Sis proceeded to explain that she had heard (somewhere) that combining equal amounts of apple cider vinegar and water, heating it to the boiling point and then inhaling the steam worked wonders for plugged-up sinuses.  Since we both have chronic sinus issues, she thought that would be helpful for me to know.  I made appropriate noises in response and moved on to another subject. 

The next day Melinda called me back, positively giddy, and announced, "It worked!  I did the vinegar thing and it worked!  I can breathe!!!"  What?  Oh yeah, the vinegar thing....really?  It worked?  Inhaling apple cider vinegar steam will open your sinuses?  "Oh yeah," she assured me, "It really loosens things up!  Don't open your eyes, though, that steam is pretty potent stuff!"  

Well, now I was curious, so when I went to the store later that day I picked up some apple cider vinegar (for some reason it has to be apple cider, not any other type of vinegar) and decided to give this thing a whirl.  I poured some vinegar and water into a Pyrex cup and microwaved it for a couple minutes, then pulled it out and sat it on the table.  I then scrunched my eyes closed and leaned over the steaming cup.  WHOA!!  An instant blast of vinegary steam rushed up my sinuses with the force of a locomotive.  I reeled back from the table, gasping for air and blinking in disbelief at the deceptively innocent-appearing cup.  What in the world - ?  Cautiously I moved back into the "inhaling" position.  This time I breathed in a bit slower.  I could feel the congestion in my sinuses recoiling in terror from the pickled breath of death I was inhaling.  Encouraged, I remained over the cup until the contents were no longer steaming.  Then I found a box of tissues and blew my nose 47 times and went about the rest of my day. 

The next morning I woke up, sat up in bed, and realized that I could breathe.  Okay, yeah, I breathe every day, it's why I'm not dead, but I could breathe easily.   My congestion was virtually gone.  In addition, the sinus headache that I've been plagued with for almost a month now had finally decided to abdicate.  It's a miracle!  I immediately called Melinda and burbled, "I did the vinegar thing too!  And it worked!  That is SO weird! blah blah blah...."  Then I called all my other friends with noses and shared the gospel of apple cider vinegar steam with them, too.  And that, my children, is my public service announcement for the day.  Go forth and share the joy that is vinegar-steamed sinuses with all and sundry, and may your tissue box never go empty. 


Okay, I lied

You remember when I said I was ready for our fall schedule?  I'm not.  Not at all.  It was a big fat lie.  I'm not ready, I'm not willing,  I donwanna do it!! 
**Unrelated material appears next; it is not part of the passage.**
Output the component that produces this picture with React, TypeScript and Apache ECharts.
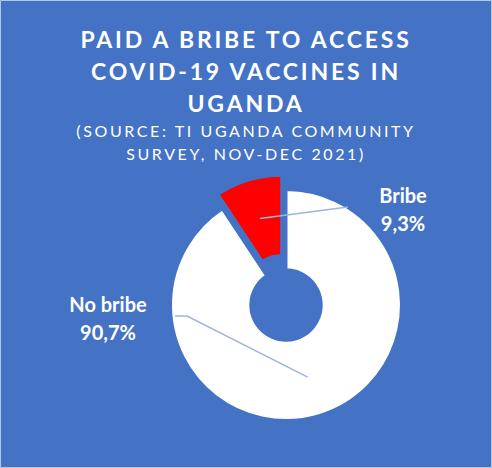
import React, { useEffect, useRef } from "react";
import * as echarts from "echarts";

const titleLines = ["PAID A BRIBE TO ACCESS", "COVID-19 VACCINES IN", "UGANDA"];
const subtitleLines = ["(SOURCE: TI UGANDA COMMUNITY", "SURVEY, NOV-DEC 2021)"];
const categories = ["No bribe", "Bribe"];
const values = [90.7, 9.3];
const colors = ["#FFFFFF", "#FF0000"];
const exploded = [false, true];

const BG = "#4472C4";
const CENTER = [286, 305];
const R_IN = 35.2;
const R_OUT = 115.5;
const OFFSET = 15;
const FONT = "Lato";
const LINE_COLOR = "#9DB4E2";

// label anchor and leader-line bend positions (styling)
const labelPos = [
  { x: 108, y: 318, bend: [187, 316], end: [175, 316] },
  { x: 403, y: 209, bend: [344, 207.5], end: [348, 207] },
];

const css = `
.chartbox text[style*="23px"] { letter-spacing: 2.8px; }
.chartbox text[style*="16px"] { letter-spacing: 2.6px; }
`;

export default function App() {
  const ref = useRef<HTMLDivElement>(null);
  useEffect(() => {
    if (!ref.current) return;
    const chart = echarts.init(ref.current, null, { renderer: "svg" });
    const total = values.reduce((a, b) => a + b, 0);
    const midDir = (i: number) => {
      let before = 0;
      for (let k = 0; k < i; k++) before += values[k];
      const th = ((before + values[i] / 2) / total) * Math.PI * 2;
      return [Math.sin(th), -Math.cos(th)];
    };
    const centers = categories.map((_, s) => {
      const d = midDir(s);
      const off = exploded[s] ? OFFSET : 0;
      return [CENTER[0] + d[0] * off, CENTER[1] + d[1] * off];
    });
    const leaderLines = categories.map((_, s) => {
      const d = midDir(s);
      const c = centers[s];
      const rm = (R_IN + R_OUT) / 2;
      const start = [c[0] + d[0] * rm, c[1] + d[1] * rm];
      const lp = labelPos[s];
      return {
        type: "polyline",
        shape: { points: [start, lp.bend, lp.end] },
        style: { stroke: LINE_COLOR, lineWidth: 1.5, fill: "none" },
        silent: true,
        z: 50,
      };
    });
    const series = categories.map((name, s) => {
      const c = centers[s];
      return {
        type: "pie",
        name,
        center: c,
        radius: [R_IN, R_OUT],
        startAngle: 90,
        clockwise: true,
        silent: true,
        z: 2 + s,
        emphasis: { disabled: true },
        data: categories.map((n, i) =>
          i === s
            ? {
                name: n,
                value: values[i],
                itemStyle: { color: colors[i], borderColor: BG, borderWidth: 3 },
              }
            : {
                name: n,
                value: values[i],
                itemStyle: { color: "transparent", borderWidth: 0 },
                label: { show: false },
              }
        ),
        label: {
          show: true,
          position: "outside",
          color: "#FFFFFF",
          fontFamily: FONT,
          fontWeight: "bold",
          fontSize: 20,
          lineHeight: 28,
          formatter: (p: any) =>
            p.name + "\n" + Number(p.value).toFixed(1).replace(".", ",") + "%",
        },
        labelLine: { show: false },
        labelLayout: (params: any) => {
          if (params.dataIndex !== s) return {};
          const lp = labelPos[s];
          return {
            x: lp.x,
            y: lp.y,
            align: "center",
            verticalAlign: "middle",
            hideOverlap: false,
          };
        },
      };
    });
    const option: any = {
      animation: false,
      backgroundColor: BG,
      title: {
        text: titleLines.join("\n"),
        subtext: subtitleLines.join("\n"),
        left: "center",
        top: 23,
        padding: 0,
        itemGap: 0,
        textStyle: {
          color: "#FFFFFF",
          fontFamily: FONT,
          fontWeight: "bold",
          fontSize: 23,
          lineHeight: 32,
        },
        subtextStyle: {
          color: "#FFFFFF",
          fontFamily: FONT,
          fontWeight: "normal",
          fontSize: 16,
          lineHeight: 23.3,
        },
      },
      graphic: [
        {
          type: "rect",
          shape: { x: 0.5, y: 0.5, width: 491, height: 467 },
          style: { fill: "none", stroke: "#B4C7E7", lineWidth: 1 },
          silent: true,
          z: 100,
        },
        ...leaderLines,
      ],
      series,
    };
    chart.setOption(option);
    return () => chart.dispose();
  }, []);
  return (
    <>
      <style>{css}</style>
      <div
        ref={ref}
        className="chartbox"
        style={{ position: "fixed", left: 0, top: 0, width: 492, height: 468 }}
      />
    </>
  );
}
My biggest scheduling concern is the homeschool group.  It's a great bunch of people, as I said before, and it was really beneficial for us our first year here.  At this point, though, I think we've reached a point where the benefits are outweighed by the costs (mostly time and gas).  I hadn't planned to join this year but let myself be talked into it by a couple of the other moms, and now I'm regretting that wishy-washiness.  I don't want to renege on anything, but at the same time, I've already found myself fighting feelings of resentment about my involvement and the time it's going to take away from things I feel are more important.  So that's a big decision I need to make, and soon.

We're also looking at trying to sell our house, which is a big job at any time and especially in the current economy.   The house is solid, it just needs some cosmetic work (like getting rid of all the evil wallpaper!).  Unfortunately, even cosmetic work means time and money.  To complicate things, hubby was informed last week that he has to take a fairly significant amount of time between now and Christmas without pay.  Ouch.  So he'll be here to do things, which is good, but we'll be losing a good chunk of change from the paycheck, which is not good.   That means we'll be tightening an already "iffy" budget even further, which means less running around, etc. 

On the positive side, we've found homes for several of the kittens with families that we know will be very good to them.  We're keeping a couple (yes, we're suckers, we know).  The current favorite is the runt of Lily's litter, named Aiden.  He is TINY - less than half the size of the other kittens - but he makes up for his lack of size with a great big personality! 


Two days later....well, it's been an interesting week.  I made the decision to leave the homeschool group: two of the gals responded kindly, one reamed me out, and the rest of the group apparently doesn't care.  We talked with a realtor last night, and while she was very friendly and helpful, it became very clear to us that we can't sell our house for what we need right now.  So we're looking at some other options that will free up a little more cash on a monthly basis.  And because we were working so hard to making the house more marketable, I now have a khaki-colored bedroom (neutrals sell better, blah blah blah).

I hate brown. 

It's better than the pink victorian roses and deep mauve woodwork (yes, really), but khaki....blech.  Of course, now that we know we're staying here for a while, I suppose I can get creative with the decorating, although at the moment my enthusiasm for home decorating is at an all-time low.  Actually my enthusiasm for just about everything is at an all-time low right now.  I'm just so tired....I know, I know, this too shall pass.  I just think it might pass more quickly if I could crawl into a corner, suck my thumb and howl like an injured pup for a few days...do you think I could get away with that?